The MRRT was also heralded as a chance to secure Australia's future by building a stronger superannuation sector. Compulsory superannuation is a Labor government achievement that guarantees not only the wellbeing and personal financial security of retirees but also the nation's financial security. Among the very many economic achievements of the Keating Labor government, superannuation stands out as one of the most important and enduring features of Labor reform. So important and so positive has superannuation been to this nation that the Prime Minister felt obliged to promise, when he was opposition leader, that there would be no adverse changes to superannuation. But those platitudes offered by the Prime Minister have, like so many of the sentiments he has expressed, failed to survive his transition to becoming Prime Minister on taking government.

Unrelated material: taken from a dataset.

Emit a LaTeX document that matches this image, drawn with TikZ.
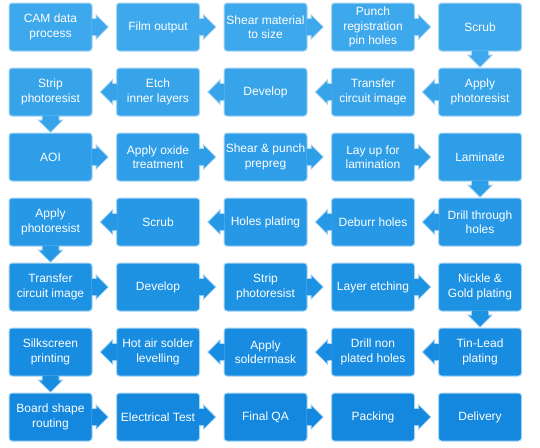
\documentclass[tikz,border=0pt]{standalone}
\usepackage{fontspec}
\setmainfont{Liberation Sans}
\usetikzlibrary{calc}
\definecolor{bd}{HTML}{A6D5F4}
\definecolor{rA}{HTML}{3DA8EB}
\definecolor{rB}{HTML}{37A4EA}
\definecolor{rC}{HTML}{2F9EE8}
\definecolor{rD}{HTML}{2698E6}
\definecolor{rE}{HTML}{1D92E3}
\definecolor{rF}{HTML}{178CE1}
\definecolor{rG}{HTML}{1388DE}
\tikzset{
  stepbox/.style={draw=bd, line width=1pt, rounded corners=3pt, minimum width=83pt, minimum height=48pt,
    align=center, text=white, font=\fontsize{12}{14.5}\selectfont, inner sep=0pt},
  arrowline/.style={draw=bd, line width=2pt, line join=miter},
}
% arrows: #1 node, #2 colour
\newcommand\arR[2]{%
  \begin{scope}[shift={(#1.east)}]
    \draw[arrowline] (0,-8) -- (4,-8) -- (4,-11) -- (15,0) -- (4,11) -- (4,8) -- (0,8);
    \fill[#2] (-1,-8) -- (4,-8) -- (4,-11) -- (15,0) -- (4,11) -- (4,8) -- (-1,8) -- cycle;
  \end{scope}}
\newcommand\arL[2]{%
  \begin{scope}[shift={(#1.west)}]
    \draw[arrowline] (0,-8) -- (-4,-8) -- (-4,-11) -- (-15,0) -- (-4,11) -- (-4,8) -- (0,8);
    \fill[#2] (1,-8) -- (-4,-8) -- (-4,-11) -- (-15,0) -- (-4,11) -- (-4,8) -- (1,8) -- cycle;
  \end{scope}}
\newcommand\arD[2]{%
  \begin{scope}[shift={(#1.south)}]
    \draw[arrowline] (-8,0) -- (-8,4) -- (-11,4) -- (0,15) -- (11,4) -- (8,4) -- (8,0);
    \fill[#2] (-8,-1) -- (-8,4) -- (-11,4) -- (0,15) -- (11,4) -- (8,4) -- (8,-1) -- cycle;
  \end{scope}}
\begin{document}
\begin{tikzpicture}[x=1pt,y=-1pt]
\useasboundingbox (0,0) rectangle (540,447);
% row 1
\node[stepbox,fill=rA] (a1) at (50.5,27) {CAM data\\process};
\node[stepbox,fill=rA] (a2) at (158,27) {Film output};
\node[stepbox,fill=rA] (a3) at (265.5,27) {Shear material\\to size};
\node[stepbox,fill=rA] (a4) at (373,27) {Punch\\registration\\pin holes};
\node[stepbox,fill=rA] (a5) at (480,27) {Scrub};
% row 2
\node[stepbox,fill=rB] (b1) at (50.5,92) {Strip\\photoresist};
\node[stepbox,fill=rB] (b2) at (158,92) {Etch\\inner layers};
\node[stepbox,fill=rB] (b3) at (265.5,92) {Develop};
\node[stepbox,fill=rB] (b4) at (373,92) {Transfer\\circuit image};
\node[stepbox,fill=rB] (b5) at (480,92) {Apply\\photoresist};
% row 3
\node[stepbox,fill=rC] (c1) at (50.5,157) {AOI};
\node[stepbox,fill=rC] (c2) at (158,157) {Apply oxide\\treatment};
\node[stepbox,fill=rC] (c3) at (265.5,157) {Shear \& punch\\prepreg};
\node[stepbox,fill=rC] (c4) at (373,157) {Lay up for\\lamination};
\node[stepbox,fill=rC] (c5) at (480,157) {Laminate};
% row 4
\node[stepbox,fill=rD] (d1) at (50.5,222) {Apply\\photoresist};
\node[stepbox,fill=rD] (d2) at (158,222) {Scrub};
\node[stepbox,fill=rD] (d3) at (265.5,222) {Holes plating};
\node[stepbox,fill=rD] (d4) at (373,222) {Deburr holes};
\node[stepbox,fill=rD] (d5) at (480,222) {Drill through\\holes};
% row 5
\node[stepbox,fill=rE] (e1) at (50.5,287) {Transfer\\circuit image};
\node[stepbox,fill=rE] (e2) at (158,287) {Develop};
\node[stepbox,fill=rE] (e3) at (265.5,287) {Strip\\photoresist};
\node[stepbox,fill=rE] (e4) at (373,287) {Layer etching};
\node[stepbox,fill=rE] (e5) at (480,287) {Nickle \&\\Gold plating};
% row 6
\node[stepbox,fill=rF] (f1) at (50.5,352) {Silkscreen\\printing};
\node[stepbox,fill=rF] (f2) at (158,352) {Hot air solder\\levelling};
\node[stepbox,fill=rF] (f3) at (265.5,352) {Apply\\soldermask};
\node[stepbox,fill=rF] (f4) at (373,352) {Drill non\\plated holes};
\node[stepbox,fill=rF] (f5) at (480,352) {Tin-Lead\\plating};
% row 7
\node[stepbox,fill=rG] (g1) at (50.5,417) {Board shape\\routing};
\node[stepbox,fill=rG] (g2) at (158,417) {Electrical Test};
\node[stepbox,fill=rG] (g3) at (265.5,417) {Final QA};
\node[stepbox,fill=rG] (g4) at (373,417) {Packing};
\node[stepbox,fill=rG] (g5) at (480,417) {Delivery};
% arrows
\arR{a1}{rA}\arR{a2}{rA}\arR{a3}{rA}\arR{a4}{rA}\arD{a5}{rA}
\arL{b5}{rB}\arL{b4}{rB}\arL{b3}{rB}\arL{b2}{rB}\arD{b1}{rB}
\arR{c1}{rC}\arR{c2}{rC}\arR{c3}{rC}\arR{c4}{rC}\arD{c5}{rC}
\arL{d5}{rD}\arL{d4}{rD}\arL{d3}{rD}\arL{d2}{rD}\arD{d1}{rD}
\arR{e1}{rE}\arR{e2}{rE}\arR{e3}{rE}\arR{e4}{rE}\arD{e5}{rE}
\arL{f5}{rF}\arL{f4}{rF}\arL{f3}{rF}\arL{f2}{rF}\arD{f1}{rF}
\arR{g1}{rG}\arR{g2}{rG}\arR{g3}{rG}\arR{g4}{rG}
\end{tikzpicture}
\end{document}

Buried in the bill before the Senate is the axing of the low-income superannuation contribution—a move that will increase superannuation taxes for one in three of Australia's lowest paid workers. Indeed, within weeks, the government sought to cut the super of millions of Australians who earn up to $37,000 while boosting the super for 16,000 people who have over $2 million in their super balances. This makes it very clear which end of town this government supports. It has no support at all for low-income Australian workers who would have benefited under the previous Labor government's low-income superannuation contribution. It also speaks volumes about the coalition's priorities whereby any scheme designed to redress the inequality in support for low-income earners so that they can live with security, dignity and opportunity is scrapped in favour of one that increases the wealth of the wealthy. For high-income earners, superannuation can be concessional; for low-income earners, there are no effective incentives for them to contribute to their superannuation. This is shameful. Labor's measure addressed this issue. And disproportionate among the low-income earners who were catered for by Labor's measure were women. It is worth noting that more than 2.1 million women are affected by the proposed change. A significant percentage of these women are mothers who are working part time while looking after their children. This is exactly the time in a woman's career when an additional $500 a year going into her superannuation would be of most benefit for building savings for her retirement.

Not content with stripping these benefits from here on in, the coalition is backdating this cut; it is implementing this tax measure retrospectively—a fact confirmed by the Parliamentary Budget Office's checking of the coalition's election costings. Low-income earners entered the 2013-14 financial year on the understanding that they would be refunded their superannuation tax, but part way through this financial year the government has shifted the goalposts to make it harder for low-income earners.

When you combine this move with the delay in increasing the super guarantee to 12 per cent, far from helping out the Australian economy, national savings and economic security will be hit by $53 billion by 2021-22. This means a reduction in available capital for infrastructure investment of around $5 billion based on current industry-wide asset allocations. The coalition has complained, falsely, about a flight of investment from the mining sector because of the MRRT. But the worst thing we can do for investment security is to make capital harder to access—exactly what the 'associated measures' of this bill will do.

Labor will oppose this bill. Labor will oppose the removal of the MRRT and the 'associated measures'. The Labor Party believe in Australians. We believe in our students, our jobseekers, our families, our kids and in the descendants of women and men who sacrificed their lives for our country. We believe in them, and that is why we will oppose this bill.